SatNavs - probably the best Valentine's gift.
Wednesday, 11 February 2009
Don't judge an eReader by its cover
Sleek and stylish with text to speech and MP3 capabilities, it's a gadget-lover's dream. But will it replace books?
The amount of times I've dropped my book in the bath/splurged suncream all over it/trodden on it because I slung it on the floor next to my bed before going to sleep means the reality of owning an eReader will be a short lived investment of a product I am destined to break.
There seem to be endless headlines about the death of the book, and so much debate about the future of reading and whether eReaders will replace books as we know them. Maybe I've been drinking too much of the Blurb coolaid, but I just don't see the book dying. Publishing models will change, that seems a certainty. But will the book die? No.
Apart from all my reasons above, we're human and we have this odd thing we do where we collect and hoard stuff. I'm a film fan. I have a massive movie collection, half of which is on VHS. I can digitise it, but I also want to keep the originals.
It's the same with music.

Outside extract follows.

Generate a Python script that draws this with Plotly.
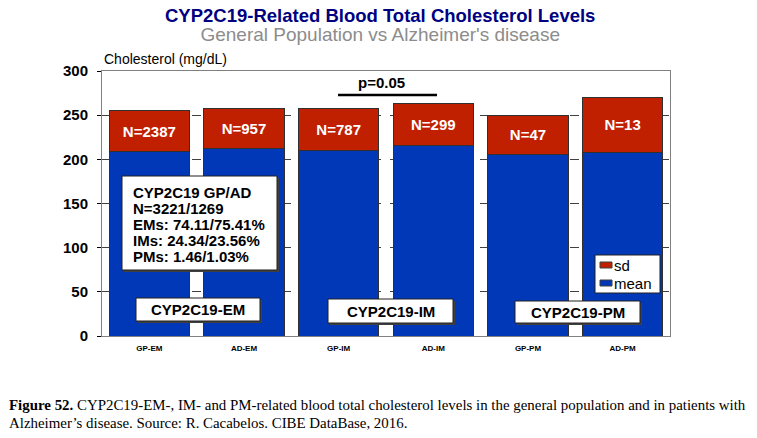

I will always buy the CD of the band or album I really love, because I want to own the original.
We're funny creatures, we want the latest and greatest but also get very sentimental about 'things'. The members of Bookcrossing can't just give a book to a secondhand shop, they have to track its journey.
So we'll buy the new Kindle, it'll be fun for a while, but the battery will run out 2 hours before my plane lands just as I get to a crucial part in the story. And I won't be able to bend the cover over backwards and read it with suncream soaked hands whilst dangling my feet in the pool. So I'll lose interest, and it will be resigned to the man drawer of the house.
Tuesday, 10 February 2009
Did you hear the one about Sony's new "stupid box thing"?
Check out this video about Sony's new "stupid piece of shit that doesn't do the goddamn thing its f*!king supposed to."
Viewers may be offended, but this is a joke...so get a sense of humour or switch off and get over it.
Enjoy.
Monday, 9 February 2009
Fancy a Gamble?
When products break, you get them fixed. But what happens when they're just useless? Isn't there some sort of trade description act? Or do we just write it off as wasted money? In most cases I do the latter, because in most cases it does do what it says it would do, it just does it badly.
You can do as much background research as you like with the information available about that product, but without that independent third party - whether that's from a friend or a product review - you can never really be sure of what you're buying. You can even be reasonably sure that a sales assistant in a reputable store won't sell you a heap of crap - sure, they may not sell you the best product for your needs, but it's unlikely to be a total dud.
In this Amazon review, the guy states "a good hint of if a product is good is that you'll have press reviews. I see none."
He's right. I've spoken to enough review editors to know that they will rarely even include a total dud product in a round-up. So if a product even has a review, it got past the first hurdle. Of course there is also an element of PR people pulling in favours, but we can't turn water into wine and a reviewer won't lie - for starters, just think of the complaint letters from readers.
So the Luminox does copy an image: "it is like a webcam in a shell that has a window at the far end of the box, this allows light in. You then put your photo in the frame and 'scan' it in." It just also happens to be "unreliable and probably the poorest image type product on the market today."
So that's £80 down the drain.
At least he remains undefeated, and has found a use for his Luminox, deciding to "convert it into a litter tray for small cats."
Let that be a lesson to us all - never buy a new toy without reading a review first.
As for how these products ever make it to market...well that's a post for another time.